Plato, the Greek philosopher, was the first person to attempt to figure out what the perfect planned society would resemble. In his book of dialogues, The Republic, dated to around 380BC, he imagined a city in which there were four levels of citizens “golden”, “silver”, “bronze” and “iron” with the golden elite groomed by 50 years of scrupulous education to become benign dictators capable of ruling with wisdom and kindness for the common good. It would be almost 1,900 years later that the actual term “Utopia” was coined by Thomas More for the title of his eponymous book, published in 1516, and constructed from the Greek words for “no where”.

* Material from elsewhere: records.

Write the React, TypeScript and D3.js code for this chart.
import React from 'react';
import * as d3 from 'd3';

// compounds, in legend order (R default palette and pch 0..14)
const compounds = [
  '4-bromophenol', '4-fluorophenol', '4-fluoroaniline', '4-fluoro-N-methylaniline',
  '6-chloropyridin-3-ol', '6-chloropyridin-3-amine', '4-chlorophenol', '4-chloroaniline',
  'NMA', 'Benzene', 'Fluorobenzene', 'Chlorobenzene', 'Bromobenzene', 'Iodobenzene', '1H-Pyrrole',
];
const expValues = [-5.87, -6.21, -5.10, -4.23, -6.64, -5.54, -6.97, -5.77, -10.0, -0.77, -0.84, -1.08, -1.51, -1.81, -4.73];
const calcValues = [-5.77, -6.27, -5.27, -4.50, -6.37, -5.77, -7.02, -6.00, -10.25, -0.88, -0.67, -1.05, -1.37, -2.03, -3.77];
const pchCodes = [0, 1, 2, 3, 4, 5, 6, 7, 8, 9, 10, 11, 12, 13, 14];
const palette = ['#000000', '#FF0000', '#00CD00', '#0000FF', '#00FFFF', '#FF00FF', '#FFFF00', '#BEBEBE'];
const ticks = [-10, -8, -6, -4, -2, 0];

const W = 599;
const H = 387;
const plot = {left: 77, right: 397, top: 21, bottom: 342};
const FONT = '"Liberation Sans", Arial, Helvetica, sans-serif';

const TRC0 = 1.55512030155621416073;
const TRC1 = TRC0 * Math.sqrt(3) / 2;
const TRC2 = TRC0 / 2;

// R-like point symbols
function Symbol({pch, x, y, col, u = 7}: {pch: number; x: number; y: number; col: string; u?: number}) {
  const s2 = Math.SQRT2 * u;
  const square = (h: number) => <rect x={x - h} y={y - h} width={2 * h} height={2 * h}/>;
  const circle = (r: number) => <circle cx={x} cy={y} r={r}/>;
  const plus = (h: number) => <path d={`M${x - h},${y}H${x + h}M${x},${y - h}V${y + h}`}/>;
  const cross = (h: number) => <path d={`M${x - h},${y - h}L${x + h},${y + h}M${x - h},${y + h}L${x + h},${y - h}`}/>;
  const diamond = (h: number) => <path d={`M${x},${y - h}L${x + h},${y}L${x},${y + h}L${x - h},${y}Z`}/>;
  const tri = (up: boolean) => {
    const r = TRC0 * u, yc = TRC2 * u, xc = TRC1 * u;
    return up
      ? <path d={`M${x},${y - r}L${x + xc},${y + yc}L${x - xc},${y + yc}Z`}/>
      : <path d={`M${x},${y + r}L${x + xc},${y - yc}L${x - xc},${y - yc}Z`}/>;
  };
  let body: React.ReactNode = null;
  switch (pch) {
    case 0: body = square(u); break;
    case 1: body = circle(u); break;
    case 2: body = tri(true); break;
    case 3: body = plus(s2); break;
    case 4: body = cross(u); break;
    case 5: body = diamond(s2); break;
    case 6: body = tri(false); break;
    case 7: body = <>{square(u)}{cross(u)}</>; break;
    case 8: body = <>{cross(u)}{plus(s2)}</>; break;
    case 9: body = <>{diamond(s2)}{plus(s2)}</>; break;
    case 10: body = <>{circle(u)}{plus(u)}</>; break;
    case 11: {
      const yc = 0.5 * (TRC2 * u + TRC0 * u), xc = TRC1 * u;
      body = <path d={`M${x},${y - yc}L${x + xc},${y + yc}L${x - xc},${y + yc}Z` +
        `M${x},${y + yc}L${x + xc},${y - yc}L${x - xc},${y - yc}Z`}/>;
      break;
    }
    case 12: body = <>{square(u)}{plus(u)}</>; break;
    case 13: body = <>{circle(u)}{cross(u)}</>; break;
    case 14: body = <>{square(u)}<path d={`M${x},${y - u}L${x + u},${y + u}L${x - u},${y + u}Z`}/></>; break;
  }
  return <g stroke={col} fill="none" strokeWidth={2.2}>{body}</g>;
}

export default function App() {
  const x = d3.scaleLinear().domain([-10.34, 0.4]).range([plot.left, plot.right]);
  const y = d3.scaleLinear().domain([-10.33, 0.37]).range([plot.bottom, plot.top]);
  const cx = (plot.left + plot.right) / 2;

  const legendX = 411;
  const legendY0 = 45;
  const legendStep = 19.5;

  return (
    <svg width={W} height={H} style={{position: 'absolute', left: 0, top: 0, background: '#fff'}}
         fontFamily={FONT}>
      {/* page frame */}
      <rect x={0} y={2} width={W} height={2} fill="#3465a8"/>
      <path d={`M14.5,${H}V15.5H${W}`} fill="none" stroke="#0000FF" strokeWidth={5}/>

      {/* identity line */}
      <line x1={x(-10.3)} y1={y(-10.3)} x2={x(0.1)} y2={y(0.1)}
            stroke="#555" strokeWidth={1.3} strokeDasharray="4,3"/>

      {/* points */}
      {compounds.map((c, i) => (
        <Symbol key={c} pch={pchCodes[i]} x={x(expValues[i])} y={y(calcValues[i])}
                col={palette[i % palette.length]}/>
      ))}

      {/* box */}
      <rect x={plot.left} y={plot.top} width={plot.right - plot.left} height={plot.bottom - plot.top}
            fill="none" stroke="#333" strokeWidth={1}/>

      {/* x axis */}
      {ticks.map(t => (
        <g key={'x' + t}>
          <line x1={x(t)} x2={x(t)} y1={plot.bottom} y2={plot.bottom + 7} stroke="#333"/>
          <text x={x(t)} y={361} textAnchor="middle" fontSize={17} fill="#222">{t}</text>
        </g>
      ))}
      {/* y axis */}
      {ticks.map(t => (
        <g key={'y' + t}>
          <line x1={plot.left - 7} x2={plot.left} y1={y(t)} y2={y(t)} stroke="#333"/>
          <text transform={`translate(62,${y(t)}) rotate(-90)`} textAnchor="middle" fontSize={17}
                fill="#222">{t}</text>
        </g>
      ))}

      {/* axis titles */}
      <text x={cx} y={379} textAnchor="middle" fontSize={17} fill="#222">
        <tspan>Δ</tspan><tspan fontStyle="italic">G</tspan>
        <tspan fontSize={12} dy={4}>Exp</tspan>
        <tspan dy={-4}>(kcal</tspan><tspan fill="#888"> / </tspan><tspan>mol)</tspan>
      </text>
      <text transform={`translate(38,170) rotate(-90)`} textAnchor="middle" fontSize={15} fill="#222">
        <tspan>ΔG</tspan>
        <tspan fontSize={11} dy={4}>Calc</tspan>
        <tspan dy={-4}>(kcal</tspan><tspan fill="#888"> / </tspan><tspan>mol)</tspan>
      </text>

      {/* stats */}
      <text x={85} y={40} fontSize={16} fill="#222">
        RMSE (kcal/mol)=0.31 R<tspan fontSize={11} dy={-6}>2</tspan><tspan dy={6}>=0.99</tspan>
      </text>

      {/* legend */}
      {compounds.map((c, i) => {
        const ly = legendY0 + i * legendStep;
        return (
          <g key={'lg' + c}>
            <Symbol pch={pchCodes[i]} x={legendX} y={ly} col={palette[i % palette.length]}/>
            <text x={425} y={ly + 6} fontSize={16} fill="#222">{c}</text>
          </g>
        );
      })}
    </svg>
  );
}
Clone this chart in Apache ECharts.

In the book More imagined an island community in the middle of the Atlantic where there was no private property, no locks on houses and where goods were stored in central warehouses for the use of anyone in need. He envisioned this island as part of the New World only just being discovered and within 150 years his ideas were being put into use in the fledgling colonies of America. When Carolina was founded in 1670 the early colonists experimented with utopian ideas and when Georgia was founded in 1733, land was allocated equally and the purchase of extra land forbidden.

New ideas should have been able to take root in virgin soil, which is why the United States of America, after first securing its freedom from the old order through the War of Independence, was the scene of many utopian societies. A number of these were inspired by the socialist philosophies of Charles Fourier, a man from a nation which had also thrown off the shackles of a gilded elite with a view to building a better, fairer world, with decidedly mixed results, namely France. Ralph Waldo Emerson and Nathaniel Hawthorne were both members of Brook Farm, a socialist commune set up in Massachusetts in 1841 which was based on a mixture of Fourier’s socialism and the new ideas of transcendentalism. At Brook Farm everyone toiled at the work they favoured most (one can’t help but imagine a lot of sewing and little manure tilling) and were rewarded equally. Unfortunately it collapsed within seven years after the main building burnt down and they ran out of money. A second similar commune, the North American Phalanx, set up in New Jersey in 1844, lasted 12 years before being defeated, once again by fire as well as a deep schism between members with opposing plans.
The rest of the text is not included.